Your task is to repeat all of the data exactly while excluding the pictures.

···

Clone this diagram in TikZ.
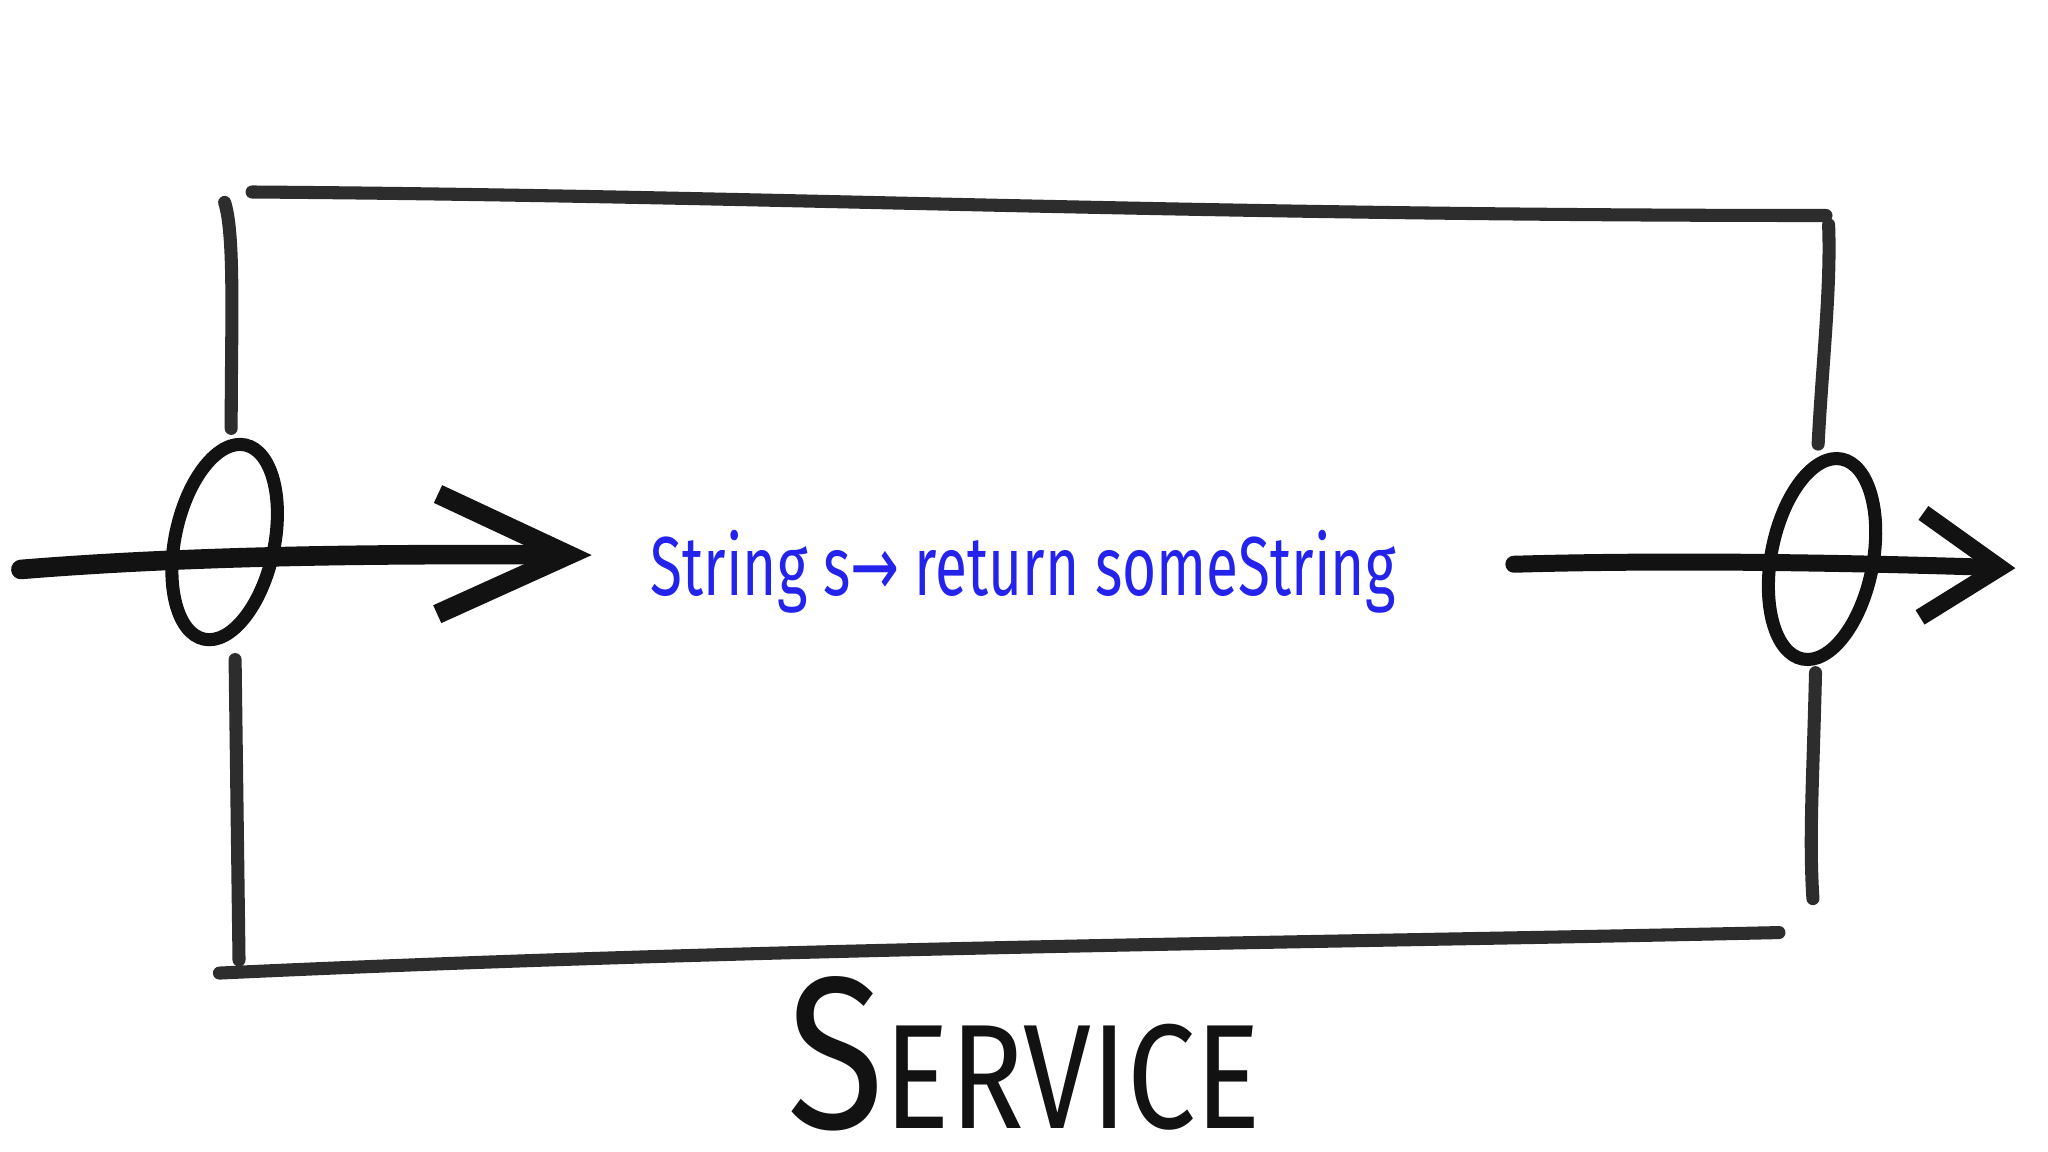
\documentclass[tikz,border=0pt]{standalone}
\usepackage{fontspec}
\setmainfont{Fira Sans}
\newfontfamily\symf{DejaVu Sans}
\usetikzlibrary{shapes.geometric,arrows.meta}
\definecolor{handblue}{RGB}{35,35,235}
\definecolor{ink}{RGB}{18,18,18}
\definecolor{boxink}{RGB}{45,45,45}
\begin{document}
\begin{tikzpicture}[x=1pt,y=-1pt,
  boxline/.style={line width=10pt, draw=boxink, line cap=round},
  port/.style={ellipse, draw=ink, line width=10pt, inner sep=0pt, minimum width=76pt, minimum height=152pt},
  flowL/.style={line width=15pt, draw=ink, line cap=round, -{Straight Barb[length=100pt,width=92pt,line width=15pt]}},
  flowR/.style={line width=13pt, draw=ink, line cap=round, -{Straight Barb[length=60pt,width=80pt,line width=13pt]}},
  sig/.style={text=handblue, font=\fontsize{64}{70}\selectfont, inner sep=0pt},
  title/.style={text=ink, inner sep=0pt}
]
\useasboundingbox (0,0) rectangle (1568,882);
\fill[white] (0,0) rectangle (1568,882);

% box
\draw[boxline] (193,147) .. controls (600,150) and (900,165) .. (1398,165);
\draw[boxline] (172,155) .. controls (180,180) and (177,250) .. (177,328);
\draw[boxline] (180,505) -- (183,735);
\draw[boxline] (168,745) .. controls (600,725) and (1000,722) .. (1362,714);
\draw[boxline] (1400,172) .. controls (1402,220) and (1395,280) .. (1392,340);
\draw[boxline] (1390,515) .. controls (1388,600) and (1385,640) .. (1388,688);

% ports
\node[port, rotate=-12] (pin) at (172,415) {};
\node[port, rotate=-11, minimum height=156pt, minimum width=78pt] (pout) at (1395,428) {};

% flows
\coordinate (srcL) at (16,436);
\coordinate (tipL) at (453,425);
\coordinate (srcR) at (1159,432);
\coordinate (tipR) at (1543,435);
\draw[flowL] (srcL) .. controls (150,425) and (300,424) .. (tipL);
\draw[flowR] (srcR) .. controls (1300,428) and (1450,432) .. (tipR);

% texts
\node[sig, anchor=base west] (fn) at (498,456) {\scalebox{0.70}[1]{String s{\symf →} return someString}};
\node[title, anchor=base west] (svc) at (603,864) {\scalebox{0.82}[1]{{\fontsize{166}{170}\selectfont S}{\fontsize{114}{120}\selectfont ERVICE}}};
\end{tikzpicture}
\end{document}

···

EXERCISE SOLUTION
Clone this diagram in TikZ.
\documentclass[tikz,border=0pt]{standalone}
\usepackage{fontspec}
\setmainfont{Fira Sans}
\newfontfamily\symf{DejaVu Sans}
\usetikzlibrary{shapes.geometric,arrows.meta}
\definecolor{handblue}{RGB}{35,35,235}
\definecolor{ink}{RGB}{18,18,18}
\definecolor{boxink}{RGB}{45,45,45}
\begin{document}
\begin{tikzpicture}[x=1pt,y=-1pt,
  boxline/.style={line width=10pt, draw=boxink, line cap=round},
  port/.style={ellipse, draw=ink, line width=10pt, inner sep=0pt, minimum width=76pt, minimum height=152pt},
  flowL/.style={line width=15pt, draw=ink, line cap=round, -{Straight Barb[length=100pt,width=92pt,line width=15pt]}},
  flowR/.style={line width=13pt, draw=ink, line cap=round, -{Straight Barb[length=60pt,width=80pt,line width=13pt]}},
  sig/.style={text=handblue, font=\fontsize{64}{70}\selectfont, inner sep=0pt},
  title/.style={text=ink, inner sep=0pt}
]
\useasboundingbox (0,0) rectangle (1568,882);
\fill[white] (0,0) rectangle (1568,882);

% box
\draw[boxline] (193,147) .. controls (600,150) and (900,165) .. (1398,165);
\draw[boxline] (172,155) .. controls (180,180) and (177,250) .. (177,328);
\draw[boxline] (180,505) -- (183,735);
\draw[boxline] (168,745) .. controls (600,725) and (1000,722) .. (1362,714);
\draw[boxline] (1400,172) .. controls (1402,220) and (1395,280) .. (1392,340);
\draw[boxline] (1390,515) .. controls (1388,600) and (1385,640) .. (1388,688);

% ports
\node[port, rotate=-12] (pin) at (172,415) {};
\node[port, rotate=-11, minimum height=156pt, minimum width=78pt] (pout) at (1395,428) {};

% flows
\coordinate (srcL) at (16,436);
\coordinate (tipL) at (453,425);
\coordinate (srcR) at (1159,432);
\coordinate (tipR) at (1543,435);
\draw[flowL] (srcL) .. controls (150,425) and (300,424) .. (tipL);
\draw[flowR] (srcR) .. controls (1300,428) and (1450,432) .. (tipR);

% texts
\node[sig, anchor=base west] (fn) at (498,456) {\scalebox{0.70}[1]{String s{\symf →} return someString}};
\node[title, anchor=base west] (svc) at (603,864) {\scalebox{0.82}[1]{{\fontsize{166}{170}\selectfont S}{\fontsize{114}{120}\selectfont ERVICE}}};
\end{tikzpicture}
\end{document}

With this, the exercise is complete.